Beyond science, the community is also motivated by planetary defence, for which we need to characterize near-Earth asteroids in order to understand what can be done to avert a catastrophic impact on our planet. Both NASA and ESA are stepping up their efforts, which translates into the approval of new missions. Two spacecraft that had been previously rejected got approved this year. ESA’s Hera, a probe that will look at the aftermath of the impact created by the NASA mission DART on asteroid Didymos’s moon, got funded in the recent November 2019 ministerial conference, Space19+. The combination of DART and Hera, a project called AIDA, will assess our capability to deflect asteroids in case we need to. From NASA’s side, the Near-Earth Object Surveillance Mission (formerly called NEOCam) was finally greenlighted, aimed at monitoring the skies to detect NEOs (usually fast and dark, thus difficult to find with telescopes).

Finally, small bodies are considered as enablers for human exploration. Resource utilization and asteroid mining have started to leave the realms of pure science fiction, being increasingly discussed by scientists, agencies and even the private sector in practical terms. The recent announcement of a Luxembourg Space Resources Innovation Centre demonstrates that the topic is here to stay. Before it can happen, a serious discussion concerning resource exploitation, sustainability and ethical issues will need to be established.

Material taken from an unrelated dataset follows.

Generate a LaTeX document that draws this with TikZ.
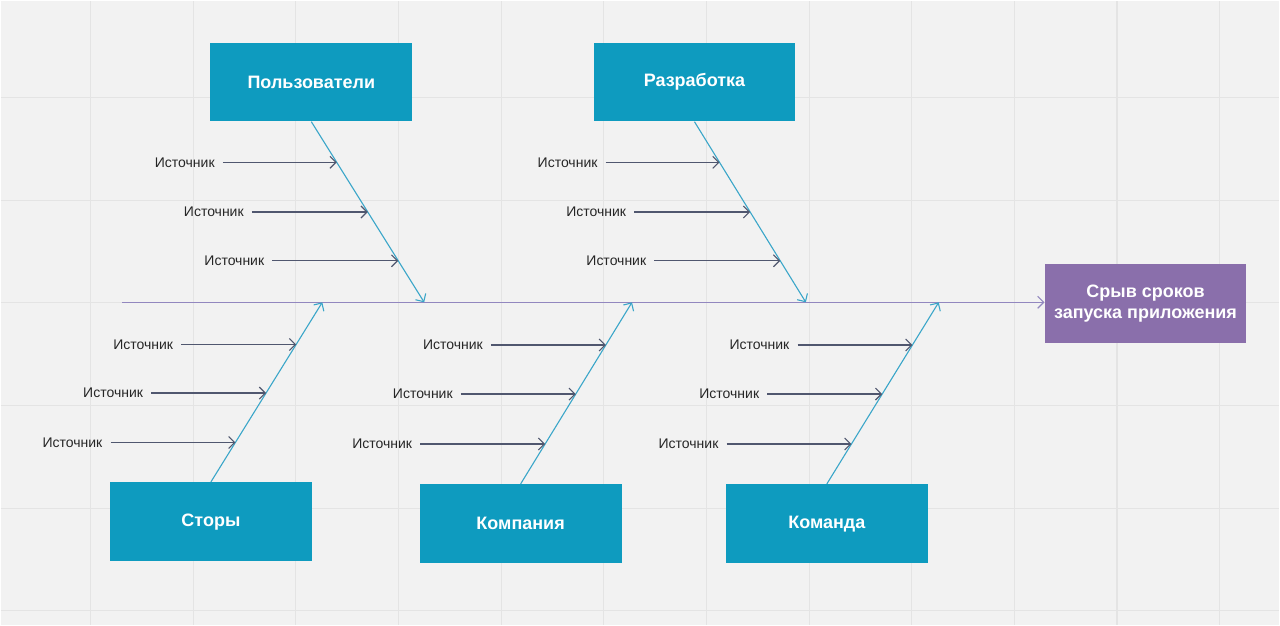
\documentclass[tikz,border=0pt]{standalone}
\usepackage{fontspec}
\setmainfont{Liberation Sans}
\usetikzlibrary{positioning,calc,arrows.meta}

\definecolor{canvas}{HTML}{F2F2F2}
\definecolor{gridgray}{HTML}{E4E4E4}
\definecolor{boxteal}{HTML}{0E9BBF}
\definecolor{boneteal}{HTML}{3AA6C9}
\definecolor{effectpurple}{HTML}{8A6FAB}
\definecolor{spinepurple}{HTML}{9287BF}
\definecolor{arrowslate}{HTML}{50576F}
\definecolor{labelgray}{HTML}{262626}

\tikzset{
  gridline/.style={draw=gridgray, line width=1.2pt},
  category/.style={fill=boxteal, text=white, font=\bfseries\fontsize{18}{21}\selectfont,
    minimum width=202pt, minimum height=79pt, inner sep=0pt, align=center},
  effect/.style={category, fill=effectpurple},
  source/.style={text=labelgray, font=\fontsize{14}{16}\selectfont, inner xsep=8pt, inner ysep=1pt},
  spine/.style={draw=spinepurple, line width=1.1pt, -{Straight Barb[length=6pt,width=12pt]}},
  bone/.style={draw=boneteal, line width=1.1pt, -{Straight Barb[length=6pt,width=12pt]}},
  cause/.style={draw=arrowslate, line width=1.1pt, -{Straight Barb[length=6pt,width=12pt]}}
}

\begin{document}
\begin{tikzpicture}[x=1pt, y=-1pt]
  \fill[canvas] (0,0) rectangle (1280,625);
  \begin{scope}[shift={(90,97)}]
    \draw[gridline, step=102.75pt] (-90,-97) grid (1190,528);
  \end{scope}
  \useasboundingbox (0,0) rectangle (1280,625);

  % categories and the problem
  \node[category] (users)   at (311,81.5)   {Пользователи};
  \node[category] (dev)     at (694.5,81.5) {Разработка};
  \node[category] (stores)  at (210.5,521.5) {Сторы};
  \node[category] (company) at (520.5,523.5) {Компания};
  \node[category] (team)    at (827,523.5)   {Команда};
  \node[effect]   (problem) at (1146,303.5)  {Срыв сроков\\запуска приложения};

  % spine
  \coordinate (tail) at (122,302);
  \draw[spine] (tail) -- (tail -| problem.west);

  % bones
  \coordinate (usersEnd)   at (424,302);
  \coordinate (devEnd)     at (806,302);
  \coordinate (storesEnd)  at (322,302);
  \coordinate (companyEnd) at (632,302);
  \coordinate (teamEnd)    at (939,302);
  \draw[bone] (users.south)   -- (usersEnd);
  \draw[bone] (dev.south)     -- (devEnd);
  \draw[bone] (stores.north)  -- (storesEnd);
  \draw[bone] (company.north) -- (companyEnd);
  \draw[bone] (team.north)    -- (teamEnd);

  % points on the bones
  \coordinate (u1) at ($(users.south)!0.225!(usersEnd)$);
  \coordinate (u2) at ($(users.south)!0.5!(usersEnd)$);
  \coordinate (u3) at ($(users.south)!0.77!(usersEnd)$);
  \coordinate (d1) at ($(dev.south)!0.225!(devEnd)$);
  \coordinate (d2) at ($(dev.south)!0.5!(devEnd)$);
  \coordinate (d3) at ($(dev.south)!0.77!(devEnd)$);
  \coordinate (s1) at ($(stores.north)!0.22!(storesEnd)$);
  \coordinate (s2) at ($(stores.north)!0.495!(storesEnd)$);
  \coordinate (s3) at ($(stores.north)!0.765!(storesEnd)$);
  \coordinate (c1) at ($(company.north)!0.22!(companyEnd)$);
  \coordinate (c2) at ($(company.north)!0.495!(companyEnd)$);
  \coordinate (c3) at ($(company.north)!0.765!(companyEnd)$);
  \coordinate (t1) at ($(team.north)!0.22!(teamEnd)$);
  \coordinate (t2) at ($(team.north)!0.495!(teamEnd)$);
  \coordinate (t3) at ($(team.north)!0.765!(teamEnd)$);

  % sources
  \node[source, left=114pt of u1] (u1src) {Источник};
  \node[source, left=116pt of u2] (u2src) {Источник};
  \node[source, left=126pt of u3] (u3src) {Источник};
  \node[source, left=114pt of d1] (d1src) {Источник};
  \node[source, left=116pt of d2] (d2src) {Источник};
  \node[source, left=126pt of d3] (d3src) {Источник};
  \node[source, left=125pt of s1] (s1src) {Источник};
  \node[source, left=115pt of s2] (s2src) {Источник};
  \node[source, left=115pt of s3] (s3src) {Источник};
  \node[source, left=125pt of c1] (c1src) {Источник};
  \node[source, left=115pt of c2] (c2src) {Источник};
  \node[source, left=115pt of c3] (c3src) {Источник};
  \node[source, left=125pt of t1] (t1src) {Источник};
  \node[source, left=115pt of t2] (t2src) {Источник};
  \node[source, left=115pt of t3] (t3src) {Источник};

  \draw[cause] (u1src) -- (u1);
  \draw[cause] (u2src) -- (u2);
  \draw[cause] (u3src) -- (u3);
  \draw[cause] (d1src) -- (d1);
  \draw[cause] (d2src) -- (d2);
  \draw[cause] (d3src) -- (d3);
  \draw[cause] (s1src) -- (s1);
  \draw[cause] (s2src) -- (s2);
  \draw[cause] (s3src) -- (s3);
  \draw[cause] (c1src) -- (c1);
  \draw[cause] (c2src) -- (c2);
  \draw[cause] (c3src) -- (c3);
  \draw[cause] (t1src) -- (t1);
  \draw[cause] (t2src) -- (t2);
  \draw[cause] (t3src) -- (t3);
\end{tikzpicture}
\end{document}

2020 will also be rich in milestones in small-bodies exploration. In the first half of the year OSIRIS-REx will try to acquire a sample from the recently chosen landing site, a place in the northern hemisphere covered in dark regolith called Nightingale. At the very end of the year, Hayabusa2 will arrive back at Earth with its container of fresh asteroidal material. Interstellar comet Borisov will remain visible for most of the year, probably until September. It’s a safe bet that these small bodies will be big on impact in 2020 and beyond.